El hecho de que el mismísimo Maradona haya errado cinco penales consecutivos sirve de consuelo –creo que para siempre– a todos los demás futbolistas que fallen un tiro desde los doce pasos. Pero ni siquiera este antecedente salvó a Martín del escarnio público cuando no convirtió los tres penales en el partido contra Colombia en la Copa América ’99. Ahí las voces se alzaron y los dedos señalaron acusadores, como suele suceder en este bendito país y, sobre todo, en este bendito juego. “¡Burro!”, le gritaron otra vez. En las transmisiones de radio o de televisión se buscaron mil eufemismos para no decir lo que realmente pensaban: que por poner a Palermo, Bielsa era un loco y un estúpido que, encima, le daba la responsabilidad de patear tres penales. Bielsa, en realidad, no quería que Martín tirara el tercero, pero el goleador desobedeció, por aquello que decía Carlos Bianchi, que Palermo es “un optimista del gol”. Esta historia de los tres penales sucedió el 4 de julio de 1999. Y tres días más tarde hizo el gol que selló la victoria sobre Uruguay 2 a 0. Su ojo morado por un codazo y su grito desesperado como desahogo y respuesta a todos los que lo mataron es una imagen fantástica.
Ya se dijo en una columna anterior –y lo refrendo– que la proyección internacional de Palermo se frenó porque no fue a un buen equipo europeo y, más que nada, porque la dicotomía Batistuta-Crespo que nos ocupó casi todos los 90 y una buena parte de los 2000 nunca aceptó a un tercero en discordia.
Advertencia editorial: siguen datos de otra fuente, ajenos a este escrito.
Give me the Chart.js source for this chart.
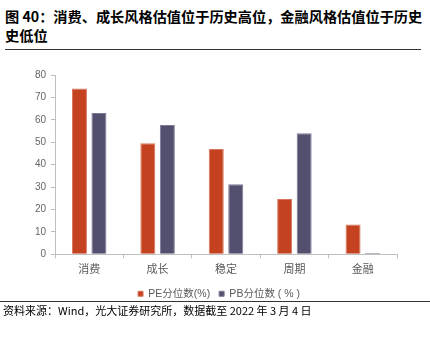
<!DOCTYPE html>
<html>
<head>
<meta charset="utf-8">
<script src="https://cdn.jsdelivr.net/npm/chart.js@4/dist/chart.umd.min.js"></script>
<style>
  html, body { margin: 0; padding: 0; background: #fff; }
  body { width: 430px; height: 337px; position: relative; overflow: hidden;
         font-family: "Noto Sans CJK SC", "Noto Sans", sans-serif; }
  #title { position: absolute; left: 5px; top: 7px; white-space: nowrap;
           font-size: 14.2px; font-weight: bold; line-height: 19px; color: #000; }
  #rule1 { position: absolute; left: 5px; top: 49px; width: 416px; height: 0;
           border-top: 1.5px solid #333; }
  #wrap { position: absolute; left: 0; top: 64px; width: 430px; height: 245px; }
  #rule2 { position: absolute; left: 0; top: 301px; width: 430px; height: 0;
           border-top: 1px solid #333; }
  #source { position: absolute; left: 3px; top: 302px; font-size: 11px;
            line-height: 16px; color: #000; }
</style>
</head>
<body>
<div id="title">图 40：消费、成长风格估值位于历史高位，金融风格估值位于历史<br>史低位</div>
<div id="rule1"></div>
<div id="wrap"><canvas id="c"></canvas></div>
<div id="rule2"></div>
<div id="source">资料来源：Wind，光大证券研究所，数据截至 2022 年 3 月 4 日</div>
<script>
// Style groups
const categories = ['消费', '成长', '稳定', '周期', '金融'];
// Valuation percentiles (%)
const pePercentile = [74, 49.5, 47, 24.7, 13.3];
const pbPercentile = [63, 57.7, 31.2, 54, 0.6];
const yTicks = [0, 10, 20, 30, 40, 50, 60, 70, 80];

const axisGray = '#BFBFBF';
const labelGray = '#595959';

// Centre the legend row under the whole figure rather than the plot width
const legendShift = {
  id: 'legendShift',
  afterLayout(chart) {
    const lg = chart.legend;
    if (!lg) return;
    lg.left = 8;
    lg.right = chart.width;
    lg.width = lg.right - lg.left;
  }
};

new Chart(document.getElementById('c'), {
  type: 'bar',
  data: {
    labels: categories,
    datasets: [
      { label: 'PE分位数(%)', data: pePercentile, backgroundColor: '#C4421F',
        borderColor: '#D9765C', borderWidth: 1,
        categoryPercentage: 0.57, barPercentage: 0.77 },
      { label: 'PB分位数 ( % )', data: pbPercentile, backgroundColor: '#52506E',
        borderColor: '#7C7A96', borderWidth: 1,
        categoryPercentage: 0.57, barPercentage: 0.77 }
    ]
  },
  plugins: [legendShift],
  options: {
    responsive: true,
    maintainAspectRatio: false,
    animation: false,
    devicePixelRatio: 1,
    layout: { padding: { left: 0, right: 33, top: 8, bottom: 0 } },
    plugins: {
      tooltip: { enabled: false },
      legend: {
        position: 'bottom',
        labels: {
          boxWidth: 5, boxHeight: 5, padding: 9,
          color: labelGray,
          font: { size: 10.5, family: '"Liberation Sans", "Noto Sans CJK SC", sans-serif' }
        }
      }
    },
    scales: {
      x: {
        grid: { display: true, drawOnChartArea: false, drawTicks: true,
                tickLength: 4, color: axisGray, offset: true },
        border: { color: axisGray, width: 1 },
        ticks: { color: labelGray, padding: 4,
                 font: { size: 11, family: '"Noto Sans CJK SC", sans-serif' } }
      },
      y: {
        min: 0, max: 80,
        afterBuildTicks: (scale) => { scale.ticks = yTicks.map(v => ({ value: v })); },
        afterFit: (scale) => { scale.width = 55; },
        grid: { display: true, drawOnChartArea: false, drawTicks: true,
                tickLength: 4, color: axisGray },
        border: { color: axisGray, width: 1 },
        ticks: { color: '#666', padding: 5,
                 font: { size: 10, family: '"Liberation Sans", "DejaVu Sans", sans-serif' } }
      }
    }
  }
});
</script>
</body>
</html>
El domingo pasado Palermo dio una exhibición contra Gimnasia de Jujuy. Fue una tarde en la que no encontró su gol 194 para alcanzar a Pancho Varallo. Sin embargo, debe haber sido una de las mejores actuaciones de su vida. Si bien Palermo siempre –y más cuando volvió de Europa, en 2004– fue un obrero del equipo, ahora, en medio de un recambio generacional importante, Martín guió a los pibes de Boca, les puso pelotas de gol (el pase a Fabián Vargas fue riquelmeano) y hasta se dio el lujo de tirarse atrás, hacer cambios de frente e intentar paredes cortas. Martín está en un momento en el que si Basile lo convocara, desde acá sería aplaudido. Y su gol 194, el que le hizo a Arsenal, llegó “a lo Palermo”. Ejecutó mal un penal, la pelota le rebotó al arquero Cuenca y le cayó de nuevo. Obviamente, en la segunda no falló. Tratándose de Palermo, no podía ser todo lineal, algo tenía que pasar.
Su historia es como para escribir diez columnas. Una noche de 1997, en el Monumental, Palermo le hizo tres goles a River jugando para Estudiantes. Ahí entendí que su destino estaba más arriba. Cuando llegó a Boca, ese mismo año, lo selló. El Xeneize le dio el ambiente necesario como para que sus piruetas y sus goles tuvieran el valor que correspondía. No sé si en otro club Palermo hubiese llegado tan alto. Hay cuestiones del fútbol que no se pueden explicar.
Lo que sí se puede explicar es por qué hoy estamos hablando de Palermo y por qué hizo una cantidad de goles que nadie lograba desde 1939: porque es un fenómeno, es un crack que perdurará por siempre.
Algunos les van a decir que es un burro. No importa. Díganles que sí. Total, después Palermo mete goles y nos va a dar la razón a todos los que sostenemos desde hace años que el fútbol es bastante más que un par de chiches a cincuenta metros del arco rival, ese arco que Martín conoce como nadie.